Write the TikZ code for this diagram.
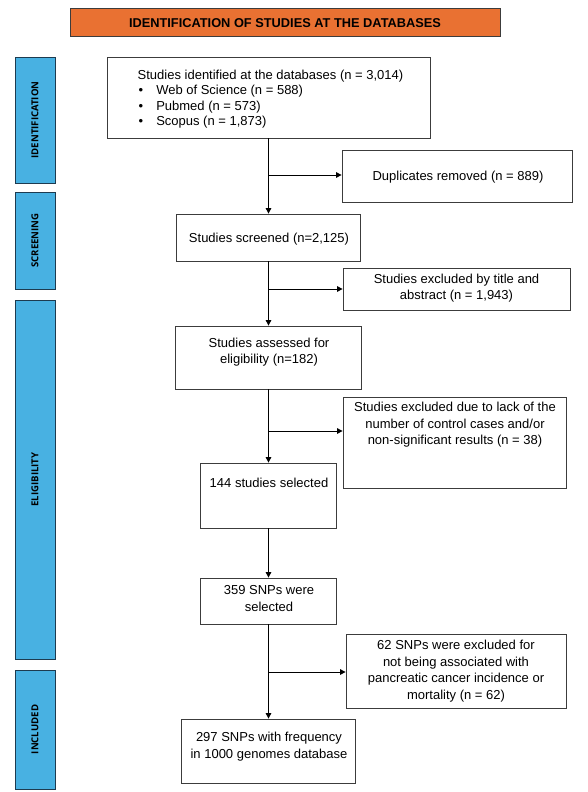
\documentclass[tikz,border=0pt]{standalone}
\usepackage{fontspec}
\setmainfont{Liberation Sans}
\newfontfamily\sidefont{Open Sans}
\usetikzlibrary{arrows.meta}
\definecolor{hdr}{HTML}{E97132}
\definecolor{side}{HTML}{48B1E2}
\definecolor{sideline}{HTML}{1D3B50}
\definecolor{boxline}{HTML}{3C3C3C}
\begin{document}
\begin{tikzpicture}[x=1pt,y=-1pt,
  box/.style={draw=boxline,line width=0.8pt,inner sep=0pt,fill=white},
  txt/.style={font=\fontsize{13}{16.5}\selectfont,align=center,inner sep=0pt},
  sidebar/.style={draw=sideline,line width=0.8pt,fill=side,inner sep=0pt,minimum width=40pt},
  sidetxt/.style={font=\sidefont\bfseries\fontsize{9.6}{11}\selectfont,rotate=90,inner sep=0pt},
  arr/.style={line width=1pt,-{Triangle[length=5.5pt,width=5.5pt]}},
  lin/.style={line width=1pt}]
\useasboundingbox (0,0) rectangle (588,792);
% header
\node[draw=boxline,line width=1pt,fill=hdr,minimum width=430pt,minimum height=28pt,inner sep=0pt,
  font=\bfseries\fontsize{12.8}{14}\selectfont] (hdr) at (285,23) {IDENTIFICATION OF STUDIES AT THE DATABASES};
% side bars
\node[sidebar,minimum height=126pt] (s1) at (35,120) {};
\node[sidetxt] (s1t) at (s1.center) {IDENTIFICATION};
\node[sidebar,minimum height=97pt] (s2) at (35,240.5) {};
\node[sidetxt] (s2t) at (s2.center) {SCREENING};
\node[sidebar,minimum height=359pt] (s3) at (35,479.5) {};
\node[sidetxt] (s3t) at (s3.center) {ELIGIBILITY};
\node[sidebar,minimum height=119pt] (s4) at (35,729.5) {};
\node[sidetxt] (s4t) at (s4.center) {INCLUDED};
% boxes
\node[box,minimum width=323pt,minimum height=81pt] (b1) at (268.5,97.5) {};
\node[txt,align=left,font=\fontsize{13}{15.3}\selectfont] (b1t) at (270.5,99) {Studies identified at the databases (n = 3,014)\\
\hspace*{1pt}\textbullet\hspace{13pt}Web of Science (n = 588)\\
\hspace*{1pt}\textbullet\hspace{13pt}Pubmed (n = 573)\\
\hspace*{1pt}\textbullet\hspace{13pt}Scopus (n = 1,873)};
\node[box,minimum width=230pt,minimum height=52pt] (dup) at (457,176) {};
\node[txt] (dupt) at (458,177) {Duplicates removed (n = 889)};
\node[box,minimum width=184pt,minimum height=47pt] (b2) at (268.5,237.5) {};
\node[txt] (b2t) at (269,239) {Studies screened (n=2,125)};
\node[box,minimum width=227pt,minimum height=42pt] (ex1) at (456.5,289) {};
\node[txt] (ex1t) at (456.5,288) {Studies excluded by title and\\abstract (n = 1,943)};
\node[box,minimum width=186pt,minimum height=63pt] (b3) at (268.5,357.5) {};
\node[txt] (b3t) at (269,352) {Studies assessed for\\eligibility (n=182)};
\node[box,minimum width=223pt,minimum height=91pt] (ex2) at (454.5,442.5) {};
\node[txt] (ex2t) at (455,425) {Studies excluded due to lack of the\\number of control cases and/or\\non-significant results (n = 38)};
\node[box,minimum width=136pt,minimum height=65pt] (b4) at (268.5,495.5) {};
\node[txt] (b4t) at (269,483) {144 studies selected};
\node[box,minimum width=136pt,minimum height=46pt] (b5) at (268.5,601) {};
\node[txt] (b5t) at (269,598.5) {359 SNPs were\\selected};
\node[box,minimum width=220pt,minimum height=74pt] (ex3) at (456,671) {};
\node[txt] (ex3t) at (456,671) {62 SNPs were excluded for\\not being associated with\\pancreatic cancer incidence or\\mortality (n = 62)};
\node[box,minimum width=174pt,minimum height=64pt] (b6) at (268.5,751) {};
\node[txt] (b6t) at (269,746.5) {297 SNPs with frequency\\in 1000 genomes database};
% connectors
\coordinate (j1) at (268.5,175);
\coordinate (j2) at (268.5,289);
\coordinate (j3) at (268.5,431);
\coordinate (j4) at (268.5,672);
\draw[arr] (b1.south) -- (b2.north);
\draw[arr] (j1) -- (dup.west |- j1);
\draw[arr] (b2.south) -- (b3.north);
\draw[arr] (j2) -- (ex1.west |- j2);
\draw[arr] (b3.south) -- (b4.north);
\draw[arr] (j3) -- (ex2.west |- j3);
\draw[arr] (b4.south) -- (b5.north);
\draw[arr] (b5.south) -- (b6.north);
\draw[arr] (j4) -- (ex3.west |- j4);
\end{tikzpicture}
\end{document}
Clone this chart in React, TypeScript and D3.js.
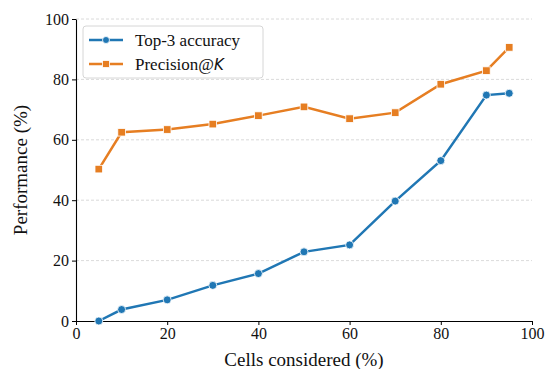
——
Exercise
Reproduce the listing exactly. Leave its pictures out.

Task output
Write the TikZ code for this diagram.
\documentclass[tikz,border=0pt]{standalone}
\usepackage{fontspec}
\setmainfont{Liberation Sans}
\newfontfamily\sidefont{Open Sans}
\usetikzlibrary{arrows.meta}
\definecolor{hdr}{HTML}{E97132}
\definecolor{side}{HTML}{48B1E2}
\definecolor{sideline}{HTML}{1D3B50}
\definecolor{boxline}{HTML}{3C3C3C}
\begin{document}
\begin{tikzpicture}[x=1pt,y=-1pt,
  box/.style={draw=boxline,line width=0.8pt,inner sep=0pt,fill=white},
  txt/.style={font=\fontsize{13}{16.5}\selectfont,align=center,inner sep=0pt},
  sidebar/.style={draw=sideline,line width=0.8pt,fill=side,inner sep=0pt,minimum width=40pt},
  sidetxt/.style={font=\sidefont\bfseries\fontsize{9.6}{11}\selectfont,rotate=90,inner sep=0pt},
  arr/.style={line width=1pt,-{Triangle[length=5.5pt,width=5.5pt]}},
  lin/.style={line width=1pt}]
\useasboundingbox (0,0) rectangle (588,792);
% header
\node[draw=boxline,line width=1pt,fill=hdr,minimum width=430pt,minimum height=28pt,inner sep=0pt,
  font=\bfseries\fontsize{12.8}{14}\selectfont] (hdr) at (285,23) {IDENTIFICATION OF STUDIES AT THE DATABASES};
% side bars
\node[sidebar,minimum height=126pt] (s1) at (35,120) {};
\node[sidetxt] (s1t) at (s1.center) {IDENTIFICATION};
\node[sidebar,minimum height=97pt] (s2) at (35,240.5) {};
\node[sidetxt] (s2t) at (s2.center) {SCREENING};
\node[sidebar,minimum height=359pt] (s3) at (35,479.5) {};
\node[sidetxt] (s3t) at (s3.center) {ELIGIBILITY};
\node[sidebar,minimum height=119pt] (s4) at (35,729.5) {};
\node[sidetxt] (s4t) at (s4.center) {INCLUDED};
% boxes
\node[box,minimum width=323pt,minimum height=81pt] (b1) at (268.5,97.5) {};
\node[txt,align=left,font=\fontsize{13}{15.3}\selectfont] (b1t) at (270.5,99) {Studies identified at the databases (n = 3,014)\\
\hspace*{1pt}\textbullet\hspace{13pt}Web of Science (n = 588)\\
\hspace*{1pt}\textbullet\hspace{13pt}Pubmed (n = 573)\\
\hspace*{1pt}\textbullet\hspace{13pt}Scopus (n = 1,873)};
\node[box,minimum width=230pt,minimum height=52pt] (dup) at (457,176) {};
\node[txt] (dupt) at (458,177) {Duplicates removed (n = 889)};
\node[box,minimum width=184pt,minimum height=47pt] (b2) at (268.5,237.5) {};
\node[txt] (b2t) at (269,239) {Studies screened (n=2,125)};
\node[box,minimum width=227pt,minimum height=42pt] (ex1) at (456.5,289) {};
\node[txt] (ex1t) at (456.5,288) {Studies excluded by title and\\abstract (n = 1,943)};
\node[box,minimum width=186pt,minimum height=63pt] (b3) at (268.5,357.5) {};
\node[txt] (b3t) at (269,352) {Studies assessed for\\eligibility (n=182)};
\node[box,minimum width=223pt,minimum height=91pt] (ex2) at (454.5,442.5) {};
\node[txt] (ex2t) at (455,425) {Studies excluded due to lack of the\\number of control cases and/or\\non-significant results (n = 38)};
\node[box,minimum width=136pt,minimum height=65pt] (b4) at (268.5,495.5) {};
\node[txt] (b4t) at (269,483) {144 studies selected};
\node[box,minimum width=136pt,minimum height=46pt] (b5) at (268.5,601) {};
\node[txt] (b5t) at (269,598.5) {359 SNPs were\\selected};
\node[box,minimum width=220pt,minimum height=74pt] (ex3) at (456,671) {};
\node[txt] (ex3t) at (456,671) {62 SNPs were excluded for\\not being associated with\\pancreatic cancer incidence or\\mortality (n = 62)};
\node[box,minimum width=174pt,minimum height=64pt] (b6) at (268.5,751) {};
\node[txt] (b6t) at (269,746.5) {297 SNPs with frequency\\in 1000 genomes database};
% connectors
\coordinate (j1) at (268.5,175);
\coordinate (j2) at (268.5,289);
\coordinate (j3) at (268.5,431);
\coordinate (j4) at (268.5,672);
\draw[arr] (b1.south) -- (b2.north);
\draw[arr] (j1) -- (dup.west |- j1);
\draw[arr] (b2.south) -- (b3.north);
\draw[arr] (j2) -- (ex1.west |- j2);
\draw[arr] (b3.south) -- (b4.north);
\draw[arr] (j3) -- (ex2.west |- j3);
\draw[arr] (b4.south) -- (b5.north);
\draw[arr] (b5.south) -- (b6.north);
\draw[arr] (j4) -- (ex3.west |- j4);
\end{tikzpicture}
\end{document}
Clone this chart in React, TypeScript and D3.js.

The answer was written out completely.